Oleh : Yusnadi
“Kerja adalah amanah,” demikian nasehat orang bijak
kepada kita.Betapa indah dan penuh pesan, namun terkadang hal ini sekedar
slogan yang sulit kita temukan manifestasinya dalam dunia kerja sehari-hari.
Umumnya kita bekerja diukur berdasarkan
imbalan materi yang diterima, sehingga ketika materi yang kita terima tidak
lagi menggembirakan pupuslah semangat dan motivasi kita dalam bekerja. Apalagi
di masa sulit seperti sekarang ini, dimana pendapatan yang kita peroleh dari
bekerja tidak lagi bisa mengimbangi inflasi dan perubahan biaya hidup yang
terus meningkat.
Padahal kerja dengan penuh semangat, antusias dan
penuh kegembiraan adalah lebih enak dan lebih bermanfaat bagi kita ketimbang
kerja dengan pesimis, penuh rasa enggan, marah dan terpaksa. Seorang penyair
dari Libanon Khalil Gibran menulis pesan bahwa:
Kerja adalah cinta yang nyata, kasih yang
tampak
Dan jika engkau tidak dapat bekerja dengan cinta
namun
dengan rasa enggan
Lebih
baik bagimu tidak bekerja dan duduk di pinggir jalan
sambil mengemis dari orang-orang yang bekerja
dengan suka cita.
...
jika engkau membuat roti dengan masa bodoh
sesungguhnya
rotimu itu basi dan tidak mengeyangkan perut
Jika
engkau memeras anggur dengan bersungut-sungut
Maka
sungut-sungutmu itu menjadi tetesan racun dalam anggur
Dan
jika engkau menyanyi meskipun semerdu bidadari
tetapi
jika engkau menyanyi tanpa cinta maka nyanyianmu itu hanya membuat
bising
di telinga.
Merenungkan kembali
nasehat orang bijak bahwa, “Kerja adalah amanah” mungkin merupakan salah satu obat
untuk mewujudkan kembali kinerja terbaik dari kita. Ketika kita mencoba
menghayati bahwa kerja adalah amanah merupakan “titipan berharga” yang
dipercayakan kepada kita---pemilik modal menitipkan investasinya kepada kita,
manajemen mempercayakan pengelolahan usahanya kepada kita,, pelanggan
mempercayakan kelangsungan pasokan produk/jasa dari kita, keluarga
mempercayakan kepada kita untuk mencari nafkah yang halal, bahkan Tuhan
mempercayakan kepada kita sebagai manusia untuk mengelola dan memakmurkan bumi
sehingga menjadi rahmatan lil alamin
(Rahmat bagi semesta alam).
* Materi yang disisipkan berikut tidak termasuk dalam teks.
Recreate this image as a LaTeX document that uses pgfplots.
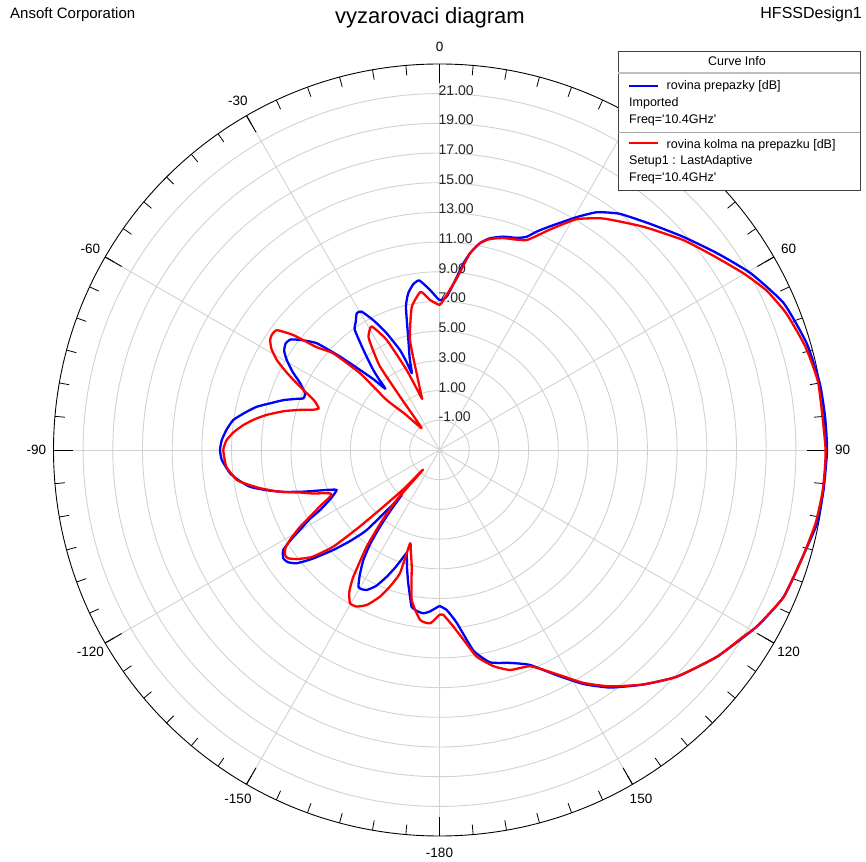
\documentclass[border=0pt]{standalone}
\usepackage{fontspec}
\setmainfont{Liberation Sans}
\usepackage{pgfplots}
\usepackage{pgfplotstable}
\pgfplotsset{compat=1.18}
\definecolor{gridgray}{RGB}{210,210,210}
\definecolor{curveblue}{RGB}{0,0,255}
\definecolor{curvered}{RGB}{255,0,0}

% angle (deg, clockwise from top), gain (dB)
\pgfplotstableread{
ang db
-180 7.5
-176.5 7.9
-174.3 8.05
-172 7.95
-169.9 7.72
-168.5 7.0
-166.8 6.22
-164.5 5.2
-162.4 4.3
-161.8 4.44
-159.5 5.4
-157.4 6.24
-155 7.1
-152.5 7.63
-150.5 7.75
-149.3 7.7
-147.5 7.0
-145.3 6.01
-143.5 4.8
-142.2 3.53
-141 2.2
-140 0.96
-139.5 1.8
-137.7 4.3
-135.5 5.6
-133.3 6.8
-130.5 8.3
-128.4 9.28
-126.5 9.7
-124.7 9.8
-122.6 9.49
-121 8.6
-119.8 7.83
-118 6.9
-116.7 6.0
-114 5.0
-111.3 4.43
-110.3 4.7
-109.5 5.06
-107 6.6
-105 7.9
-103 9.0
-101 10.0
-98.5 10.7
-96.3 11.2
-92.6 11.68
-90 11.78
-87.4 11.68
-84.5 11.4
-81.7 11.03
-79 10.3
-76.7 9.65
-74.5 8.8
-72.3 8.04
-70.5 7.3
-69.2 6.8
-67.1 6.83
-64.4 7.4
-62 8.2
-59.5 8.94
-57.5 9.4
-55.4 9.6
-53.5 9.5
-51.7 8.96
-49 7.96
-46.8 6.19
-44.8 4.6
-43 3.5
-41.5 2.5
-40.5 3.3
-39.6 4.0
-37.5 5.3
-35.2 6.9
-33.2 7.3
-31.2 7.76
-29.4 7.7
-27 6.8
-24.5 5.7
-21.6 4.24
-20.5 3.3
-19.8 2.5
-18 3.5
-15.8 4.7
-13.2 6.9
-11.3 7.76
-9 8.3
-6.8 8.5
-3.4 7.8
0 7.1
2.7 7.34
5.7 8.7
7.3 9.67
8.8 10.4
11.1 11.2
13.4 11.66
16.7 12.0
20 12.2
22.2 12.5
24 13.1
26.3 13.8
30.5 15.2
33.5 16.2
37.3 17.0
42.9 17.8
48.8 18.8
54.6 19.9
60.4 21.1
66.9 22.2
73.8 22.75
80.1 23.0
85 23.06
90 23.1
96 23.0
101 22.9
106.3 22.5
113.1 22.2
119.1 21.45
126.7 20.3
133.7 19.1
139.1 17.9
144.3 16.7
148.4 15.5
152.5 14.1
157.2 12.7
161.7 12.1
166.6 11.7
170.4 10.7
174.3 8.7
177.4 7.79
180 7.5
}\bluedata

\pgfplotstableread{
ang db
-180 8.1
-176.9 8.69
-173.5 8.52
-169.5 7.27
-166.6 5.08
-164.5 4.2
-162.5 3.59
-162.2 5.72
-160 6.8
-157.9 7.66
-155 8.5
-152.1 8.93
-149.7 8.95
-147.5 8.3
-145.8 7.32
-143 5.15
-141 3.2
-139.4 1.43
-140 -1.27
-137.5 0.5
-135.3 2.37
-133.8 4.5
-132.3 6.67
-130 8.2
-127.4 9.1
-125.5 9.55
-124.2 9.58
-122.5 9.3
-121 8.75
-119 7.8
-117.2 6.8
-115 5.8
-112.7 4.87
-111.3 5.0
-109 6.0
-107 6.8
-104.5 8.2
-102 9.36
-100 10.2
-98.4 10.8
-94.5 11.4
-90 11.56
-87.3 11.35
-85 10.9
-82.7 10.3
-80.5 9.6
-78.5 8.87
-76 7.8
-74 6.8
-72.5 6.0
-71 5.6
-68.4 6.1
-65 7.6
-63 8.6
-61.1 9.5
-59 10.2
-57 10.6
-55.5 10.7
-53.6 10.6
-51.8 9.5
-50.1 7.8
-47.7 6.67
-46 4.44
-46.6 1.9
-43.8 0.36
-39.4 -1.1
-37.1 0.29
-36.5 1.47
-35.5 3.9
-33.5 5.2
-32.1 6.0
-28.8 6.5
-25.6 5.2
-22.3 2.8
-19 0.7
-18.5 0.8
-16.6 2.4
-15 4.7
-11 6.8
-7.1 7.7
-5.9 7.6
-3.6 7.12
0 6.77
1.5 7.1
5.7 8.6
8.8 10.4
11.1 11.2
13.4 11.6
16.7 11.9
22.5 12.3
26.6 13.6
30.7 15.07
35.3 16.1
42.4 17.36
49.3 18.67
54.6 19.6
59.8 20.67
64 21.5
68.5 22.1
74.2 22.6
80 22.9
90 23.0
96 22.95
101 22.8
106.3 22.5
113.1 22.2
119.1 21.45
121.6 21.0
126.7 20.3
133.7 19.1
139.1 17.9
144.3 16.6
148.4 15.4
152.5 14.0
157.2 12.8
162.2 12.56
166 12.0
169.8 11.14
172.5 10.0
175.5 8.93
178.7 8.1
180 8.1
}\reddata

\begin{document}
\begin{tikzpicture}[x=1pt,y=1pt]
\useasboundingbox (0,0) rectangle (866,861);
\fill[white] (0,0) rectangle (866,861);
% header texts
\node[anchor=base west, inner sep=0, font=\fontsize{15}{17}\selectfont] at (10,842) {Ansoft Corporation};
\node[anchor=base east, inner sep=0, font=\fontsize{16}{18}\selectfont] at (862,842) {HFSSDesign1};
\node[anchor=base, inner sep=0, font=\fontsize{22}{24}\selectfont] at (430,837) {vyzarovaci diagram};
% polar grid
\begin{scope}[shift={(439.5,411)}]
  \foreach \k in {1,...,12} \draw[gridgray, line width=0.9pt] (0,0) circle[radius=29.7*\k];
  \foreach \a in {0,30,...,330} \draw[gridgray, line width=0.9pt] (0,0) -- (90-\a:386);
  \draw[black, line width=0.9pt] (0,0) circle[radius=386];
  \foreach \a in {0,5,...,355} \draw[black, line width=0.8pt] (90-\a:386) -- (90-\a:376);
  \foreach \a in {0,30,...,330} \draw[black, line width=0.9pt] (90-\a:386) -- (90-\a:367);
  \foreach \a/\lab in {0/0,60/60,90/90,120/120,150/150,180/-180,210/-150,240/-120,270/-90,300/-60,330/-30}
    \node[inner sep=0, font=\fontsize{13.5}{15}\selectfont] at (90-\a:403) {\lab};
  \foreach \k/\lab in {1/-1.00,2/1.00,3/3.00,4/5.00,5/7.00,6/9.00,7/11.00,8/13.00,9/15.00,10/17.00,11/19.00,12/21.00}
    \node[anchor=base west, inner sep=0, font=\fontsize{14}{16}\selectfont, text=black!85] at (-1,29.7*\k-1.5) {\lab};
\end{scope}
\begin{axis}[at={(439.5pt,411pt)}, anchor=origin, x=14.85pt, y=14.85pt,
  xmin=-26, xmax=26, ymin=-26, ymax=26, hide axis, clip=false]
\addplot[curveblue, line width=2.3pt, line join=round, no marks, smooth, tension=0.3]
  table[x expr={(\thisrow{db}+3)*sin(\thisrow{ang})}, y expr={(\thisrow{db}+3)*cos(\thisrow{ang})}] {\bluedata};
\addplot[curvered, line width=2.3pt, line join=round, no marks, smooth, tension=0.3]
  table[x expr={(\thisrow{db}+3)*sin(\thisrow{ang})}, y expr={(\thisrow{db}+3)*cos(\thisrow{ang})}] {\reddata};
\end{axis}
% legend box
\draw[black!75, fill=white, line width=0.9pt] (618,671) rectangle (860,810);
\draw[black!25, line width=1.6pt] (618,787.7) -- (860,787.7);
\draw[black!35, line width=0.8pt] (618,728.7) -- (860,728.7);
\begin{scope}[font=\fontsize{12.5}{14}\selectfont]
\node[anchor=base, inner sep=0] at (737,795) {Curve Info};
\draw[curveblue, line width=2pt] (629,775.3) -- (658,775.3);
\node[anchor=base west, inner sep=0] at (666.5,771) {rovina prepazky [dB]};
\node[anchor=base west, inner sep=0] at (629,754.3) {Imported};
\node[anchor=base west, inner sep=0] at (629,737) {Freq=\textquotesingle 10.4GHz\textquotesingle};
\draw[curvered, line width=2pt] (629,717.7) -- (658,717.7);
\node[anchor=base west, inner sep=0] at (666.5,712.7) {rovina kolma na prepazku [dB]};
\node[anchor=base west, inner sep=0] at (629,696) {Setup1 : LastAdaptive};
\node[anchor=base west, inner sep=0] at (629,679.3) {Freq=\textquotesingle 10.4GHz\textquotesingle};
\end{scope}
\end{tikzpicture}
\end{document}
Terhadap semua amanah tersebut, hal yang paling
pantas untuk kita perbuat adalah bertanggung jawab sepenuhnya terhadap amanah
tersebut.
Ketika kita mampu bekerja
dengan penghayatan sebagai pengemban amanah, maka kita akan memiliki energi
yang cukup besar untuk mampu menampilkan
kinerja kita yang berkualitas---yang akan menjadi penjamin kesuksesan diri,
meskipun mungkin untuk saat ini secara materi yang kita dapatkan tidak lebih
baik dari orang lain. Minimal dalam diri kita akan muncul karakter “terpercaya”
dan “bertanggung jawab” yang merupakan modal utama meraih sukses. Yang paling
penting adalah ketika kita menghayati kerja sebagai amanah kita akan mampu
bekerja dengan penuh antusias, tuntas dan penuh integritas. Kalau semua itu
belum kita dapatkan, paling tidak tetesan keringat dan kelelahan kita dalam
bekerja dinilai sebagai amal sholeh oleh Tuhan Yang Maha Esa. Amin.